Maruti Suzuki’ chairman RC Bhargava told a business news channel that going by past trends, sales should pick up post the general elections, but since this month onwards new safety norms like ABS will lead to increase in prices, but he was keeping his fingers crossed. “Evidence of the past general elections show that in the year before the elections, sales slow down considerably. However, sales usually pick up post general elections. In 2009-10, growth was almost 20% post the elections, in 2014-15, it was 12%. Whether that is going to get repeated this year or not is a big question and all of us are keeping our fingers crossed,” Bhargava told CNBC TV18.
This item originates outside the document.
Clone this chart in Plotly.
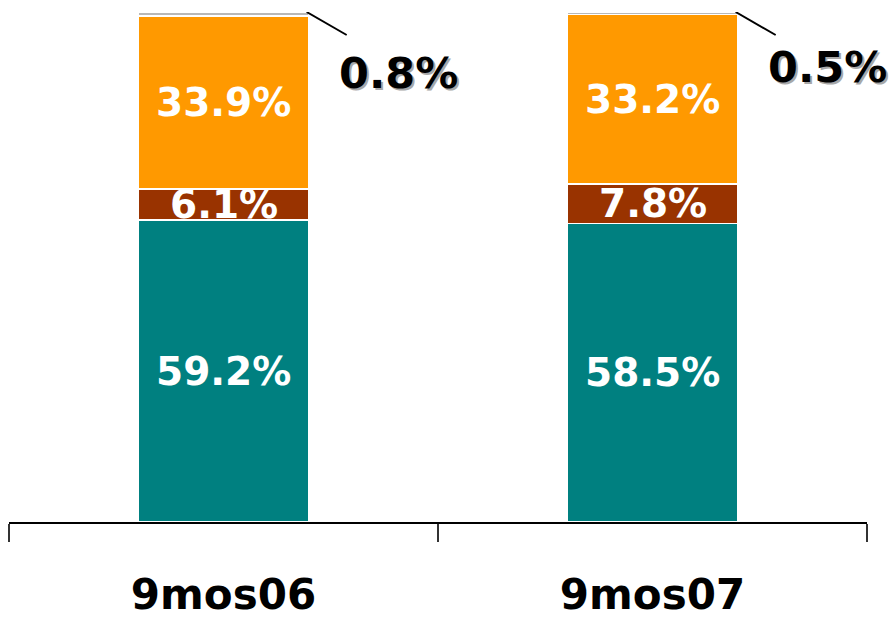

Maruti Suzuki, the country’s second largest PV manufacturer with a market share of nearly 17%, reported a 7.6% y-o-y decline in domestic volumes while Toyota managed a 2% y-o-y growth in March. Tata Motors reported a 12% y-o-y fall in PV sales in March while Mahindra & Mahindra reported a 4% y-o-y rise in sales backed by three new product launches during the month. Honda Cars remained an exception by recording a 27% y-o-y growth in March on the back of low base coupled with launches of new variants of the Amaze and the Civic.
“Consumer spending has weakened in the pre-election phase and the business sentiments have dampened temporarily,” said N Raja, deputy MD at Toyota Kirloskar Motor.
PV sales in the April-June quarter had clocked a 20% y-o-y growth, but the trend has reversed thereafter. During July-September, volumes fell by around 3% y-o-y due to Kerela floods and the base effect as in the second quarter of FY18, volumes had shot up post the rollout of GST when companies re-stocked. Post September, volumes remained sluggish as new insurance regulations raised premiums by over two-fold and finance became costlier.
The commercial vehicle (CV) segment also saw companies registering negative sales, with the management attributing this to liquidity tightening, higher interest rates and revised axle load norms. While Ashok Leyland’s volumes fell 5% y-o-y in March, M&M reported a 4% y-o-y decline in volumes. Tata Motors recorded a 4% y-o-y growth last month.
After around seven months of growth in FY19, CV volumes started dwindling since November 2018. The government last year hiked the loading limit for CVs, as a result of which fleet operators got more bandwidth to load goods and new purchases are getting postponed. Analysts had expected that since inventory levels were still high at around 40 days, wholesales would also remain muted.
“Fleet operators have been holding back new purchases due to continued impact on their profitability, arising out of concerns such as price increase and revised axle load norms, which has now started having impact,” according to Rakesh Batra, national leader, automotive sector at EY India.